Q: You were born in Tulsa, Okla., and grew up in Sacramento, Calif., where your father was a general contractor for the Defense Department and your mother was a schoolteacher.
A: The West family, Cliff and Irene, were the source of indescribable love. The book is very much about the power of love. It’s about the church, Shiloh Baptist Church, the source of so much love. It’s about my teachers. It’s about my friends. It’s about my family, my son and daughter and wives. But it is also about the power of learning, the power of education. Those two are intertwined: the power of love and the power of education.
Q: In your memoir, you talk about your uncle, who was lynched when you were 7 or 8 years old.

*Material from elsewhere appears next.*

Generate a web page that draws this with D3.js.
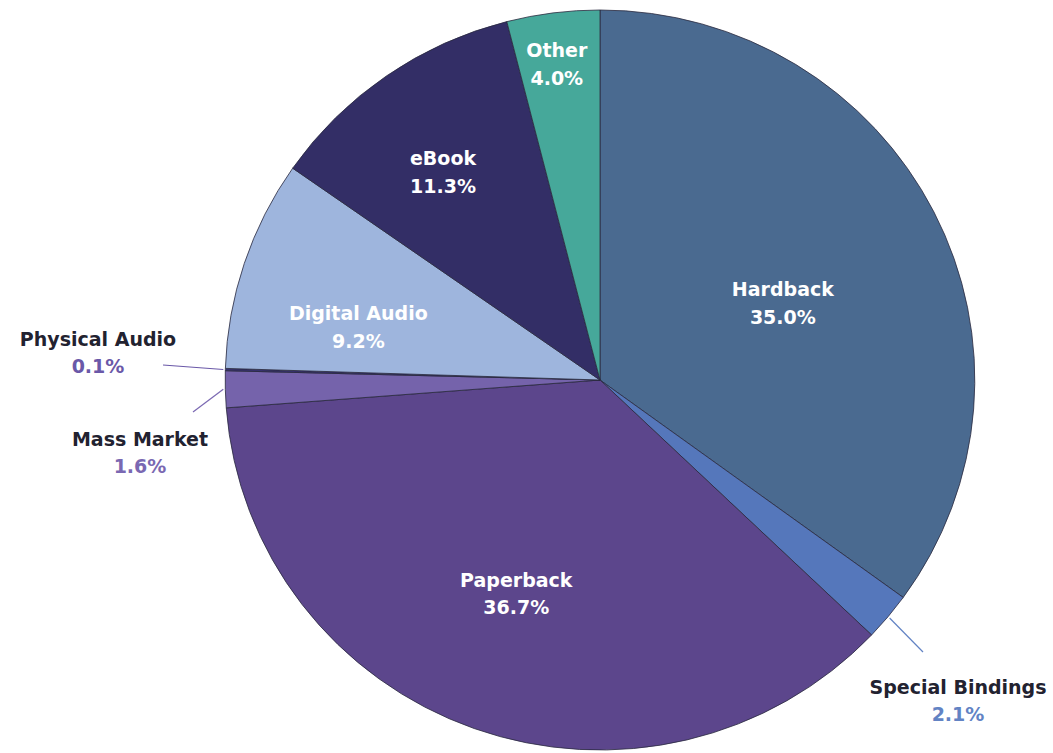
<!DOCTYPE html>
<html>
<head>
<meta charset="utf-8">
<script src="https://cdn.jsdelivr.net/npm/d3@7"></script>
<style>
  body { margin: 0; background: #fff; }
  svg text { font-family: "DejaVu Sans", Verdana, sans-serif; font-weight: bold; }
</style>
</head>
<body>
<div id="graphic"></div>
<script>
// data, clockwise from 12 o'clock
var categories = ['Hardback', 'Special Bindings', 'Paperback', 'Mass Market',
  'Physical Audio', 'Digital Audio', 'eBook', 'Other'];
var shares = [35.0, 2.1, 36.7, 1.6, 0.1, 9.2, 11.3, 4.0];
var colours = ['#4a6a90', '#5577bb', '#5c468c', '#7563ab',
  '#37326e', '#9eb5dd', '#332e66', '#46a89a'];
var valueColours = ['#fff', '#6283c4', '#fff', '#7a68b2', '#6a58a8', '#fff', '#fff', '#fff'];

// label layout: inside labels use radius fraction + angle nudge,
// outside labels use a fixed text spot and the far end of the leader
var labelLayout = {
  'Hardback': { r: 0.53, da: 4 },
  'Paperback': { r: 0.62, da: 1.5 },
  'Digital Audio': { r: 0.66, da: -6 },
  'eBook': { r: 0.70, da: -2 },
  'Other': { r: 0.86, da: -0.5 },
  'Physical Audio': { out: [98, 353], lineEnd: [163, 365] },
  'Mass Market': { out: [140, 453], lineEnd: [193, 412] },
  'Special Bindings': { out: [958, 701], lineEnd: [923, 652] }
};

var width = 1053, height = 753;
var cx = 600, cy = 380, radius = 370;

var data = categories.map((c, i) => ({ name: c, value: shares[i], colour: colours[i], vcol: valueColours[i] }));

var svg = d3.select('#graphic').append('svg')
  .attr('width', width).attr('height', height);

var pie = d3.pie().sort(null).value((d) => d.value);
var arc = d3.arc().innerRadius(0).outerRadius(radius);
var arcs = pie(data);

var g = svg.append('g')
  .attr('transform', 'translate(' + cx + ',' + cy + ') scale(1.013,1)');

g.selectAll('path.slice')
  .data(arcs)
  .join('path')
  .attr('class', 'slice')
  .attr('d', arc)
  .attr('fill', (d) => d.data.colour)
  .attr('stroke', '#2a2a40')
  .attr('stroke-width', 0.8)
  .attr('stroke-linejoin', 'round');

function polar(angle, r) {
  return [cx + Math.sin(angle) * r * 1.013, cy - Math.cos(angle) * r];
}

var labels = svg.append('g');

arcs.forEach(function (d) {
  var lay = labelLayout[d.data.name];
  var mid = (d.startAngle + d.endAngle) / 2;
  var pos, nameFill;
  if (lay.out) {
    var edge = polar(mid, radius + 2);
    labels.append('line')
      .attr('x1', lay.lineEnd[0]).attr('y1', lay.lineEnd[1])
      .attr('x2', edge[0]).attr('y2', edge[1])
      .attr('stroke', d.data.vcol).attr('stroke-width', 1.2);
    pos = lay.out;
    nameFill = '#222230';
  } else {
    pos = polar(mid + lay.da * Math.PI / 180, radius * lay.r);
    nameFill = '#fff';
  }
  var t = labels.append('text')
    .attr('x', pos[0]).attr('y', pos[1])
    .attr('text-anchor', 'middle')
    .style('font-size', '19px');
  t.append('tspan').attr('x', pos[0]).attr('dy', '-0.39em').attr('fill', nameFill).text(d.data.name);
  t.append('tspan').attr('x', pos[0]).attr('dy', '1.45em').attr('fill', d.data.vcol)
    .text(d3.format('.1f')(d.data.value) + '%');
});
</script>
</body>
</html>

A: Hanging from a tree wrapped in the U.S. flag. That’s why I was kicked out of school. I refused to pledge allegiance to the flag because of that memory in my mind.
Q: People think you are a preacher, but it was your grandfather C. L. West who was a preacher.
A: He was a great preacher - Metropolitan Baptist Church in northeast Tulsa, Oklahoma - for 42 years. There was nobody like him.
Q: Your theology, is it rooted in the black church experience?
A: Rooted in the prophetic, Christian tradition of which the best of the black church is an example. It goes back to the first chapter of Isaiah that talks about the orphans, the widows and the oppressed, and the fifth chapter of Amos that talks about justice, and the 25th chapter of Matthew that talks about the least of these: the poor, working people, those who have been left out.
Q: This year is the 40th anniversary of James Cone’s “Black Theology and Black Power.” What kind of impact did this book have on you?
A: It had a tremendous impact - linking the gospel with the struggle for freedom in the context of black history. It’s essential to me. It opened up a whole new world. I read it when I was 15. I was a young brother in those days.